Die Stadt Bad Kissingen fordert Beiträge für Straßen- und Kanalbauarbeiten in der Innenstadt ein, die schon bis zu 16 Jahre zurückliegen. Wie der Oberbürgermeister erklärte, sei man vom Kommunalen Prüfungsverband dazu verpflichtet worden.
Oberbürgermeister Kay Blankenburg (SPD) schien sich nicht so ganz wohl in seiner Haut zu fühlen: "Ich weiß, dass es ein heißes Eisen ist", sagte er zu Beginn einer Versammlung, in der er etlichen Bürgern erklären musste, warum die Stadt nachträglich insgesamt 600.000 Euro für Straßen- und Kanalbauarbeiten aus den Jahren 1997 bis 2009 von ihnen kassieren will.
Das Prekäre dabei ist, dass die Stadtverwaltung ursprünglich der Ansicht war, dass für diese Maßnahmen keine Anliegerbeiträge erhoben werden. Doch weil der Kommunale Prüfungsverband im Jahre 2011 bei einer Prüfung feststellte, dass die Beiträge "ohne Wenn und Aber" - so das Stadtoberhaupt - zu erheben seien, musste die Kissinger Behörde ihre Sichtweise korrigieren. Gleichzeitig versprach der Oberbürgermeister: "Niemand muss sein Haus verkaufen, um die Beiträge bezahlen zu können."

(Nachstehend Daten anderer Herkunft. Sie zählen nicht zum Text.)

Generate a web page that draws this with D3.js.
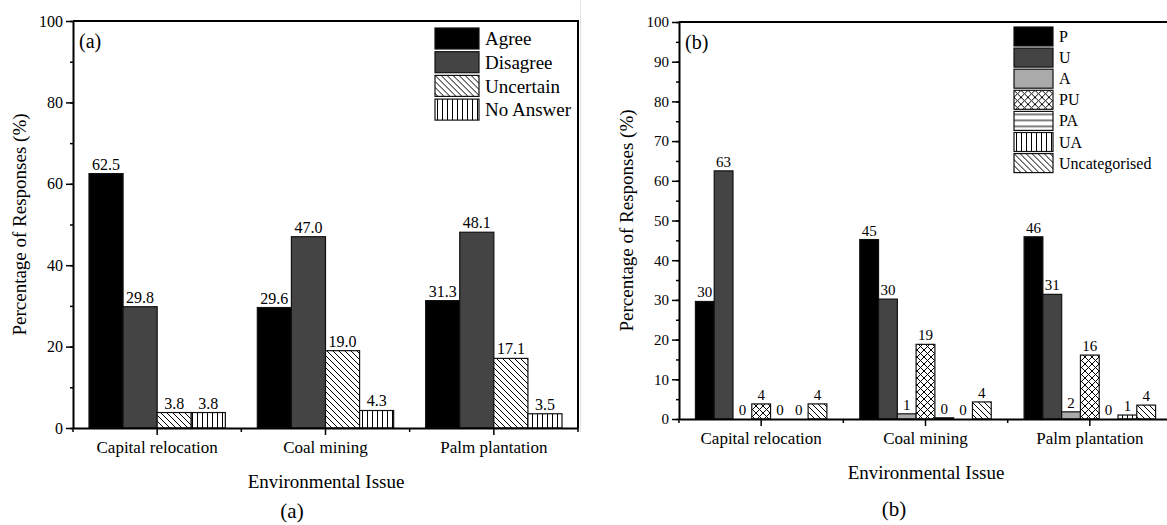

Baudirektor Hermann Schober erläuterte die fachliche Seite der damaligen Kanal- und Straßenbaumaßnahmen, die vor allem dem Schutz des Heilquellengebietes dienten und damit folgende Straßen umfassten: Hemmerich,- Kapellen-, von-der-Tann-Straße, Reithaus- und Eisenstädter Platz. Da die Maßnahmen in einem engen Zusammenhang standen, wurde nur ein Ingenieurbüro beauftragt, dass erst am 20. September 2009 die Schlussrechnung stellte. Und wer zu diesem Zeitpunkt Eigentümer des Grundstücks war, der ist auch der Beitragspflichtige. Das gefiel natürlich denen nicht, die in den Straßenbereichen Grundstücke oder Eigentumswohnungen als "lastenfrei" erworben hatten.
Rechtsrat Joachim Kohn erläuterte ergänzend, dass eine Verjährung noch nicht vorliege, weil der vierjährige Verjährungszeitraum erst zum Ende des Jahres 2009 beginnt und die Bescheide noch in der "Anschlussfrist" - also vor dem 31. Dezember 2013 - zugestellt werden. Andererseits berichtete Kohn, dass im Moment das Verwaltungsgericht (VG) in Würzburg sich mit einem Fall aus der Hartmannstraße befasst und den Tatbestand der "Verwirkung" prüft. Hierbei geht es um einen Vertrauensschutz, wenn man berechtigterweise der Meinung ist, dass man nicht (mehr) zahlen muss. Ein Urteil wird für das zweite Quartal 2014 erwartet und deshalb werden die Anliegerbescheide inhaltlich so gestaltet, dass ein Zahlungsziel von einem Jahr festgesetzt wird.
Das Gerichtsurteil abwarten Der Anlieger erhalte also seinen Bescheid, muss jedoch für ein Jahr weder Beiträge noch Zinsen bezahlen - und hat zudem noch die Möglichkeit, aufgrund des kommenden Würzburger VG-Urteils zu überlegen, ob er Widerspruch einlegt oder eine Klage erhebt. "Weiter können wir Ihnen nicht entgegen kommen", meinte Blankenburg angesichts der knapp 100 Gäste im Tattersall.
Interessiert verfolgten die Anwesenden die Ausführungen der Verwaltungsvertreter und bohrten mit etlichen Fragen nach. So wollte ein Anlieger wissen, wieso die damalige Ansicht der Kissinger Behörde falsch gewesen sei. Laut Prüfungsverband hätten die Maßnahmen zu einer qualitativen Verbesserung des Straßenzustandes geführt und außerdem müssen die anteiligen Kanalkosten der Straßenentwässerung berücksichtigt werden, lautete die Antwort von Hermann Schober.
Erbost zeigte sich ein Anlieger über die schlechte Informationspolitik der Stadt und drohte, dass er jede Zahlung verweigern werde. "Verständlich", antwortete das Stadtoberhaupt, aber letztlich müsse jede Maßnahme über Steuermittel finanziert werden.